Amazon’s fight with Flipkart to become India’s largest e-commerce marketplace has emerged as the biggest source of drain on its international margins.
Since mid 2014, Amazon has pledged to invest $5 billion to grow its business in India, an amount far higher than the $3 billion unlisted rival Flipkart has managed to raise so far.
“By far the biggest individual thing is the investment in India that we continue to make and very excited about it, the initial reaction in India from both the customers and also sellers,” said Brian T Olsavsky, Chief Financial Officer at Amazon, during a call with analysts and investors on Thursday.

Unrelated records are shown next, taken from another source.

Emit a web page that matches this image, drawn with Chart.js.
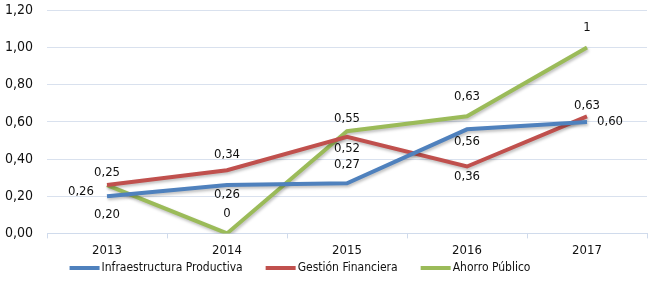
<!DOCTYPE html>
<html>
<head>
<meta charset="utf-8">
<script src="https://cdn.jsdelivr.net/npm/chart.js@4/dist/chart.umd.min.js"></script>
<style>
  html, body { margin: 0; padding: 0; background: #fff; }
  #wrap { width: 653px; height: 286px; }
</style>
</head>
<body>
<div id="wrap"><canvas id="myChart"></canvas></div>
<script>
const years = ['2013', '2014', '2015', '2016', '2017'];
const infraestructura = [0.20, 0.26, 0.27, 0.56, 0.60];
const gestion = [0.26, 0.34, 0.52, 0.36, 0.63];
const ahorro = [0.26, 0, 0.55, 0.63, 1];
// texts printed next to each point, as in the source
const infraLabels = ['0,20', '0,26', '0,27', '0,56', '0,60'];
const gestionLabels = ['0,25', '0,34', '0,52', '0,36', '0,63'];
const ahorroLabels = ['0,26', '0', '0,55', '0,63', '1'];

// label placement (dx, dy in px from the point), kept apart from the data
const labelOffsets = [
    [[0, 18], [0, 10], [0, -19], [0, 12], [10, 0]],
    [[0, -12], [0, -16], [0, 12], [0, 10], [0, -11]],
    [[-13, 7], [0, -20], [0, -13], [0, -20], [0, -20]]
];

const FONT = "'DejaVu Sans Condensed', 'Liberation Sans Narrow', sans-serif";

const pointLabels = {
    id: 'pointLabels',
    afterDatasetsDraw(chart) {
        const ctx = chart.ctx;
        ctx.save();
        ctx.font = '13px ' + FONT;
        ctx.fillStyle = '#111';
        ctx.textBaseline = 'middle';
        chart.data.datasets.forEach((ds, i) => {
            chart.getDatasetMeta(i).data.forEach((pt, j) => {
                const off = labelOffsets[i][j];
                ctx.textAlign = off[0] > 0 ? 'left' : (off[0] < 0 ? 'right' : 'center');
                ctx.fillText(ds.labelText[j], pt.x + off[0], pt.y + off[1]);
            });
        });
        ctx.restore();
    }
};

const lineShadow = {
    id: 'lineShadow',
    beforeDatasetsDraw(chart) {
        chart.ctx.save();
        chart.ctx.shadowColor = 'rgba(0,0,0,0.25)';
        chart.ctx.shadowBlur = 3;
        chart.ctx.shadowOffsetX = 1;
        chart.ctx.shadowOffsetY = 2;
    },
    afterDatasetsDraw(chart) {
        chart.ctx.restore();
    }
};

// legend drawn under the axis, slightly left of centre like the source
const bottomLegend = {
    id: 'bottomLegend',
    afterDraw(chart) {
        const ctx = chart.ctx;
        ctx.save();
        ctx.font = '12px ' + FONT;
        ctx.textBaseline = 'middle';
        ctx.textAlign = 'left';
        const lineW = 30, textGap = 2, itemGap = 23;
        const items = chart.data.datasets.map(ds => ({
            text: ds.label, color: ds.borderColor, w: ctx.measureText(ds.label).width
        }));
        const total = items.reduce((s, it) => s + lineW + textGap + it.w, 0) + itemGap * (items.length - 1);
        let x = 300 - total / 2;
        const y = 268;
        items.forEach(it => {
            ctx.strokeStyle = it.color;
            ctx.lineWidth = 4;
            ctx.beginPath();
            ctx.moveTo(x, y);
            ctx.lineTo(x + lineW, y);
            ctx.stroke();
            ctx.fillStyle = '#111';
            ctx.fillText(it.text, x + lineW + textGap, y);
            x += lineW + textGap + it.w + itemGap;
        });
        ctx.restore();
    }
};

window.addEventListener('load', () => {
    const ctx = document.getElementById('myChart').getContext('2d');
    new Chart(ctx, {
        type: 'line',
        data: {
            labels: years,
            datasets: [{
                label: 'Infraestructura Productiva',
                data: infraestructura,
                borderColor: '#4f81bd',
                labelText: infraLabels
            }, {
                label: 'Gestión Financiera',
                data: gestion,
                borderColor: '#c0504d',
                labelText: gestionLabels
            }, {
                label: 'Ahorro Público',
                data: ahorro,
                borderColor: '#9bbb59',
                labelText: ahorroLabels
            }]
        },
        options: {
            responsive: true,
            maintainAspectRatio: false,
            animation: false,
            layout: { padding: { left: 5, right: 6, top: 1, bottom: 24 } },
            elements: {
                line: { borderWidth: 4, tension: 0 },
                point: { radius: 0 }
            },
            plugins: {
                tooltip: { enabled: false },
                legend: { display: false }
            },
            scales: {
                x: {
                    offset: true,
                    grid: {
                        offset: true,
                        drawOnChartArea: false,
                        drawTicks: true,
                        tickLength: 5,
                        color: '#d0dbec'
                    },
                    border: { color: '#d0dbec' },
                    ticks: {
                        font: { family: FONT, size: 13 },
                        color: '#111',
                        padding: 4
                    }
                },
                y: {
                    min: 0,
                    max: 1.2,
                    afterFit: scale => { scale.width = 42; },
                    grid: { color: '#d9e1ee', drawTicks: false },
                    border: { display: false },
                    ticks: {
                        stepSize: 0.2,
                        padding: 2,
                        crossAlign: 'far',
                        font: { family: FONT, size: 14 },
                        color: '#111',
                        callback: v => v.toFixed(2).replace('.', ',')
                    }
                }
            }
        },
        plugins: [lineShadow, pointLabels, bottomLegend]
    });
});
</script>
</body>
</html>
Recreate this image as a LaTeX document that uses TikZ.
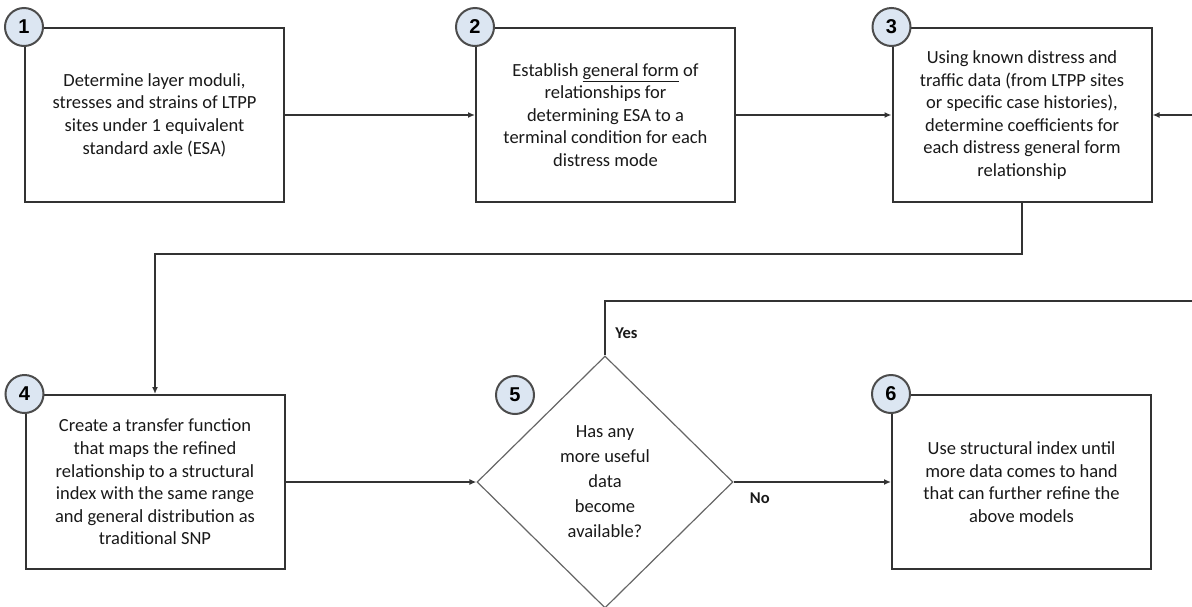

Since entering India three years ago, Amazon has invested in building warehouses in major hubs, buying bollywood rights to power its upcoming Prime video streaming service, under cutting costs of products by charging lesser commission from traders on its platform and marketing aggressively to build its brand. It also has expanded its India technology team, which helps build products for its global operations, besides solutions for the local market.
In the quarter ending September, Amazon’s international losses, which includes India, more than doubled to $ 541 million, largely due to investments in India. Amazon’s international business, which contributes a third of its total revenue, stood at $10.6 billion in the quarter.
The losses would have spiked in the quarter due to its aggressive spending during the Great Indian festival sale, which saw Flipkart that was almost written off to fight back to top sales during the period.
Since mid-last year Flipkart’s value eroded by a third from a peak of $15.2 billion to as low as $9 billion after several investor markdowns. Amazon’s aggression forced Flipkart to overspend on discounts to customers and and hire expensive talent, a plan which soon backfired.
It led to massive management change that saw co-founder Binny Bansal replace his partner Sachin Bansal as the chief executive and also exodus of top leaders such as Punit Soni, Mukesh Bansal and most recently Sanjay Baweja. At the same time, top investor Tiger Global stepped in to rationalise costs, weed out expensive talent and push the company towards profitability.
“As people get more and more comfortable with the convenience that e-commerce offers, the scale, the diversity and more customers come into the fold, the business structure is such that we will see profitability. It may not be in the next 6 months but we definitely are on that path,” said Sanjay Baweja, outgoing CFO of Flipkart in an interview on Wednesday.
Now that Amazon is within striking distance of Flipkart, the pace of investment isn’t expected to slow down soon as the Indian company is looking to raise fresh funds of $1 billion, reportedly from Walmart.
“We are very encouraged by what we’re seeing in India but it is certainly very early on still. Most recent highlights would be the launch of the Prime program in India this past quarter. It’s now one of the top selling units based on Amazon.in. And so it’s very been very well received by customers,” said Olsavsky. “It’s hard to compare India to any other country. It’s very different in its stage and structure.”